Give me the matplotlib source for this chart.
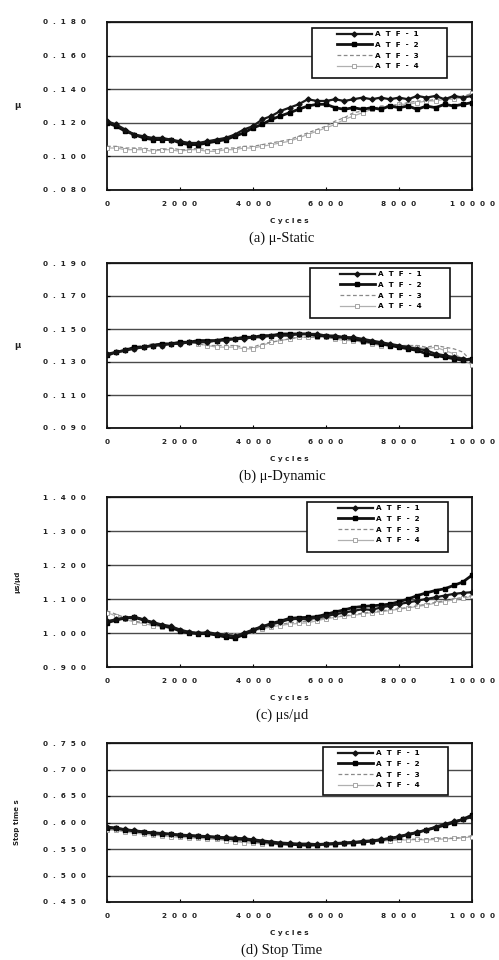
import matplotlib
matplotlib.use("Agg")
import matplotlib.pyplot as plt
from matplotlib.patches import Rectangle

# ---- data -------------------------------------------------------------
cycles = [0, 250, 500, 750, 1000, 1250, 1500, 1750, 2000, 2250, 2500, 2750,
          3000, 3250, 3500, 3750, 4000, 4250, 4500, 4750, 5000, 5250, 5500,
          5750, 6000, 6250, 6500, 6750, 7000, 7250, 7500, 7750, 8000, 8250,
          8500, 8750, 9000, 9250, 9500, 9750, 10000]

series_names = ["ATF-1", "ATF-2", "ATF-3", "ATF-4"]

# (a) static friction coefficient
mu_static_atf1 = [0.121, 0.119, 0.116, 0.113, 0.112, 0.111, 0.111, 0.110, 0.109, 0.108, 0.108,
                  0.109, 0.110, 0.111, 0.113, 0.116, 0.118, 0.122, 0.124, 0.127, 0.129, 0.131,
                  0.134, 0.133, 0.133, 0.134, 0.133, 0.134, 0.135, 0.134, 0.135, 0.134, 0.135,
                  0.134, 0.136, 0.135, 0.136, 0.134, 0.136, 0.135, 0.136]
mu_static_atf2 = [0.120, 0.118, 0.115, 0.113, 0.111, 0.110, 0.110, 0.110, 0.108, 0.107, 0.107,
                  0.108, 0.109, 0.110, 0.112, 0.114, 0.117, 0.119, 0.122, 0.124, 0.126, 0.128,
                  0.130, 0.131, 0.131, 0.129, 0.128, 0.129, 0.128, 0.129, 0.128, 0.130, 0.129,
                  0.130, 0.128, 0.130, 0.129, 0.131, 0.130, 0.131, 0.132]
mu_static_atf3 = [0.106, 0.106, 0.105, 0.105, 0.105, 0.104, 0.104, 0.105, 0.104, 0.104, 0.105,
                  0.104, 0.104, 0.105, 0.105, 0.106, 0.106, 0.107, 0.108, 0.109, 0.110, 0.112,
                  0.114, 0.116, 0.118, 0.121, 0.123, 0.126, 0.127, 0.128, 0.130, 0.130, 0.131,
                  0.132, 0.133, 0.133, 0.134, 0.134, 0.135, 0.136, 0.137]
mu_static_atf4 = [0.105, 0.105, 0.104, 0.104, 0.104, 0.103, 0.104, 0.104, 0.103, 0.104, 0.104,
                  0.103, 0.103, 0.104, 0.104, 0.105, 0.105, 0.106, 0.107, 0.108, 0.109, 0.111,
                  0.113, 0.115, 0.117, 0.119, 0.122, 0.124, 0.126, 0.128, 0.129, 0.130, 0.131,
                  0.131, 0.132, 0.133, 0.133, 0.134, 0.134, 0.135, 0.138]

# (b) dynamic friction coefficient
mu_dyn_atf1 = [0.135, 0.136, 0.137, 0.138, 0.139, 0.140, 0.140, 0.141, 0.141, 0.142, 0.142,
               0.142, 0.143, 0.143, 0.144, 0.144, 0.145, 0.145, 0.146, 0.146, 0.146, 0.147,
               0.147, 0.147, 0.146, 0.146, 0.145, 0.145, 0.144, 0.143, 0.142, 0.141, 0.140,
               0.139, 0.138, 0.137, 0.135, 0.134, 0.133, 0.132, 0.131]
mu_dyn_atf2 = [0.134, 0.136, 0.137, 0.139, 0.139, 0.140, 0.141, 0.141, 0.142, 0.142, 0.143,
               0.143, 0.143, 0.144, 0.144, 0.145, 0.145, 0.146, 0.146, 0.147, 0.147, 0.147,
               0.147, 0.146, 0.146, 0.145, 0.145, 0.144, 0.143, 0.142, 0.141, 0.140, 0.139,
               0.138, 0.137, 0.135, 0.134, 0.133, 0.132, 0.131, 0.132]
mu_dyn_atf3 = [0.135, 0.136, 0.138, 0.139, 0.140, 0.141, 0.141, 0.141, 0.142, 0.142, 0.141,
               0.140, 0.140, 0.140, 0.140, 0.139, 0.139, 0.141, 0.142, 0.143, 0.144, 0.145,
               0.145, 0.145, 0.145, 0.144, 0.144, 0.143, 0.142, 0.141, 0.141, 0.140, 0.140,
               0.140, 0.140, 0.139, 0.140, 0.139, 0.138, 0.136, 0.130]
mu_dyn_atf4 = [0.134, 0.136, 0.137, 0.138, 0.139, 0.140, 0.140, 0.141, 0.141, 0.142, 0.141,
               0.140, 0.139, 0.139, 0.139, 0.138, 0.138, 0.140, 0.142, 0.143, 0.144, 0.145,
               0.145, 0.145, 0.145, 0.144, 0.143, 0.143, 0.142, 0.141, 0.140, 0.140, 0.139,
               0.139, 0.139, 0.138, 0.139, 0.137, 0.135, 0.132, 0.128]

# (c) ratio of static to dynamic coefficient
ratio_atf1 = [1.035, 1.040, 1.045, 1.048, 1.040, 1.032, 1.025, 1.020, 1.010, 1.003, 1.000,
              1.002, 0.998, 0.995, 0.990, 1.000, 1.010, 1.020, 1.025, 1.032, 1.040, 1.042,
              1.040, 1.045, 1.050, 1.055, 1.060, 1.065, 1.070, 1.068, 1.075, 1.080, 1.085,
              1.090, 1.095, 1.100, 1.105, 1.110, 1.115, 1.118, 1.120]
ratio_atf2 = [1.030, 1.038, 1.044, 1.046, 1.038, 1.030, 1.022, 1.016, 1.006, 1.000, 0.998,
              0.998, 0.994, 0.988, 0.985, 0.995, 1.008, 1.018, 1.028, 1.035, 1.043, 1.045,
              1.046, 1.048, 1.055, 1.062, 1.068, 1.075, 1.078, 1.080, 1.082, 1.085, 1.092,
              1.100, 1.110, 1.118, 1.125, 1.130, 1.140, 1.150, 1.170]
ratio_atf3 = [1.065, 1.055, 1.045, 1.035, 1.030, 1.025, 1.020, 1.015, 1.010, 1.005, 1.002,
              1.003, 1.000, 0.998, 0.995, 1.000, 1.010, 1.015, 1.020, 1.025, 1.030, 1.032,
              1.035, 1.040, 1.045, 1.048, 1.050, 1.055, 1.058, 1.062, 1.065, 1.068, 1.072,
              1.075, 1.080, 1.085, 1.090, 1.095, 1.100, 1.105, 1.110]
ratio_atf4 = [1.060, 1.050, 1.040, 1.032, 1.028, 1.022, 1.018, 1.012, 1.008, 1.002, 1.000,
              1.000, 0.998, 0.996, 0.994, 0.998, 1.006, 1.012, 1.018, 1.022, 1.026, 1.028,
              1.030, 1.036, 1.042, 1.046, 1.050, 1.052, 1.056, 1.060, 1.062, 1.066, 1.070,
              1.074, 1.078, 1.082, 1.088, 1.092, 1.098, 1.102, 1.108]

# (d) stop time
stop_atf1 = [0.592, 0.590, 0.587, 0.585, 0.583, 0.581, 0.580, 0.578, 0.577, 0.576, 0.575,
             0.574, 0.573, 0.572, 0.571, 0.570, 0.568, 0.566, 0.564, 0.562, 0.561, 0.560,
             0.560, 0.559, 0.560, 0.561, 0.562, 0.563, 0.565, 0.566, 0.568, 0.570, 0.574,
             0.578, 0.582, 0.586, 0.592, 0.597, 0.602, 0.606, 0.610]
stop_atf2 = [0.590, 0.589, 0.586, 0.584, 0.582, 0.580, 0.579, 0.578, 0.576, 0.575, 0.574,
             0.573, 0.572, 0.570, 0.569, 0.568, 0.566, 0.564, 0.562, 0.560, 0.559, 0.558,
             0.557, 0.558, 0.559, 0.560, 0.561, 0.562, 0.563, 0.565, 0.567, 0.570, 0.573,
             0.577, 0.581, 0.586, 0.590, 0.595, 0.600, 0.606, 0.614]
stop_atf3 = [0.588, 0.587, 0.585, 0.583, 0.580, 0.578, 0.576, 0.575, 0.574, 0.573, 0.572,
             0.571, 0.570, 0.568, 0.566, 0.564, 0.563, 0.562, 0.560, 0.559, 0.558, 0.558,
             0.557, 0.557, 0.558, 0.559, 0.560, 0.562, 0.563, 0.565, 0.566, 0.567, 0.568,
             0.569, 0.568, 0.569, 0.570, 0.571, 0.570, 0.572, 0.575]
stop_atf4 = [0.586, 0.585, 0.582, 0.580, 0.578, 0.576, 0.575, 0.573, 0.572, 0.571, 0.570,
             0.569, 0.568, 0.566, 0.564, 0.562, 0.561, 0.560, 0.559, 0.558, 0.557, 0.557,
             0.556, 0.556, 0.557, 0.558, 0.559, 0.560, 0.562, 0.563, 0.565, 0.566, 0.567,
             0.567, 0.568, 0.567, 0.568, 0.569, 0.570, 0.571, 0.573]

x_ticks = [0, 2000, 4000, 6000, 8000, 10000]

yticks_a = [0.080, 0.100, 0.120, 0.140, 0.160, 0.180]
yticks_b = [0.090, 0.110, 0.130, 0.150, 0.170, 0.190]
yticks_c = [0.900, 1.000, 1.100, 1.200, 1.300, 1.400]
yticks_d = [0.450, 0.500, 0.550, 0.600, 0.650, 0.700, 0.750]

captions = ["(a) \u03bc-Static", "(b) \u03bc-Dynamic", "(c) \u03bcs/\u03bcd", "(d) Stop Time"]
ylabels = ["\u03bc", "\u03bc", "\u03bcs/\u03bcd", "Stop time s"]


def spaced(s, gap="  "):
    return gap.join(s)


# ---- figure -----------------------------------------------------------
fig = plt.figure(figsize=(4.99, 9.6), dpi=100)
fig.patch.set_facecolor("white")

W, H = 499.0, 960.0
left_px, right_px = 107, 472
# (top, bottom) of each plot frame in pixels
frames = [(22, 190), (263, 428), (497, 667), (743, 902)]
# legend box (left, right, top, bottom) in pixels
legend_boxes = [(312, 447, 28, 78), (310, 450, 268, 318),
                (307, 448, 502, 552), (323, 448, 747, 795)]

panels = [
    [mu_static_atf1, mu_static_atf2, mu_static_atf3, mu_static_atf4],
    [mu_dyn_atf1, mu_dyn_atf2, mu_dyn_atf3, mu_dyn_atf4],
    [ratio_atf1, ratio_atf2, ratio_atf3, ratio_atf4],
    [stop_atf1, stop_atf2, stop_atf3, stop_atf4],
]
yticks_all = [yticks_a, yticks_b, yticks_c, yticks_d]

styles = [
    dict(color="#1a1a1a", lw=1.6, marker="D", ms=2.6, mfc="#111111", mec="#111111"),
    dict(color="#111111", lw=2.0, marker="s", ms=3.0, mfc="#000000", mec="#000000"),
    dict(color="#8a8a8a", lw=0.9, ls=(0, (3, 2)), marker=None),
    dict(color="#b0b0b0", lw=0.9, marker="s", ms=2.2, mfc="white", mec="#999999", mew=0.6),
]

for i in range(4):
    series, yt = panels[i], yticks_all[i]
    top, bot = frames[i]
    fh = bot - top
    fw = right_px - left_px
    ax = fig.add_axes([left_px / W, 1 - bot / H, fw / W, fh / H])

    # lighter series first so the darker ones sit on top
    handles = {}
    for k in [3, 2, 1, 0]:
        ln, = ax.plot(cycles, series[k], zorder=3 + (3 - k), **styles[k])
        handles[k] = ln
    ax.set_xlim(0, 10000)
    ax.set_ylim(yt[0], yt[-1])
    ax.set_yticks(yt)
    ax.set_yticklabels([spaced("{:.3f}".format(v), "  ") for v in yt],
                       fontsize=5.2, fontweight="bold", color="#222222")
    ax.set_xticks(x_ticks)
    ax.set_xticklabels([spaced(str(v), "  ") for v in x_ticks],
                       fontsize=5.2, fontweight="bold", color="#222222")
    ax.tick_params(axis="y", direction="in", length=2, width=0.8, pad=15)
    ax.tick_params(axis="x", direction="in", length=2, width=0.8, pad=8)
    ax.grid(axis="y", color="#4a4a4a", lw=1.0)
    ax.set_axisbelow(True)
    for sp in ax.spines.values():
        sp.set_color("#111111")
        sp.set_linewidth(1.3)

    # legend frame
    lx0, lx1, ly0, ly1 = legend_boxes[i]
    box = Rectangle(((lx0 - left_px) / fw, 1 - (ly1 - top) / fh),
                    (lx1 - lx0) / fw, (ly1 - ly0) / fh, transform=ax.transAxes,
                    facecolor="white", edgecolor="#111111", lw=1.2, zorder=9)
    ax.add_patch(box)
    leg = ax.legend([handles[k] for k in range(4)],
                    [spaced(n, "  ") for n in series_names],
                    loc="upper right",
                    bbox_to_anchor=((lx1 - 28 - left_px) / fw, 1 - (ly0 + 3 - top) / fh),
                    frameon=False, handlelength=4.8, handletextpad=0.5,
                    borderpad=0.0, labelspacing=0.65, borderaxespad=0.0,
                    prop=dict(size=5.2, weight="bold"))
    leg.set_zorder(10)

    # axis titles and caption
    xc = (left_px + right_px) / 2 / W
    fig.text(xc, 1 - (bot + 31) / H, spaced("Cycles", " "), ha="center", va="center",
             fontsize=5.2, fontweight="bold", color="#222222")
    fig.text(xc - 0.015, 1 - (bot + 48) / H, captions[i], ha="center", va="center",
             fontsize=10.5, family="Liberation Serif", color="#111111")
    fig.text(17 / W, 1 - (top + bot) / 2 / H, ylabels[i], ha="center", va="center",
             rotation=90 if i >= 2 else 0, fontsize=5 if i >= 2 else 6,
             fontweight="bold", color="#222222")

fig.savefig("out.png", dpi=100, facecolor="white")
——————————
Locate all lines that include the word "matplotlib" and copy them out.

Give me the matplotlib source for this chart.
import matplotlib
matplotlib.use("Agg")
import matplotlib.pyplot as plt
from matplotlib.patches import Rectangle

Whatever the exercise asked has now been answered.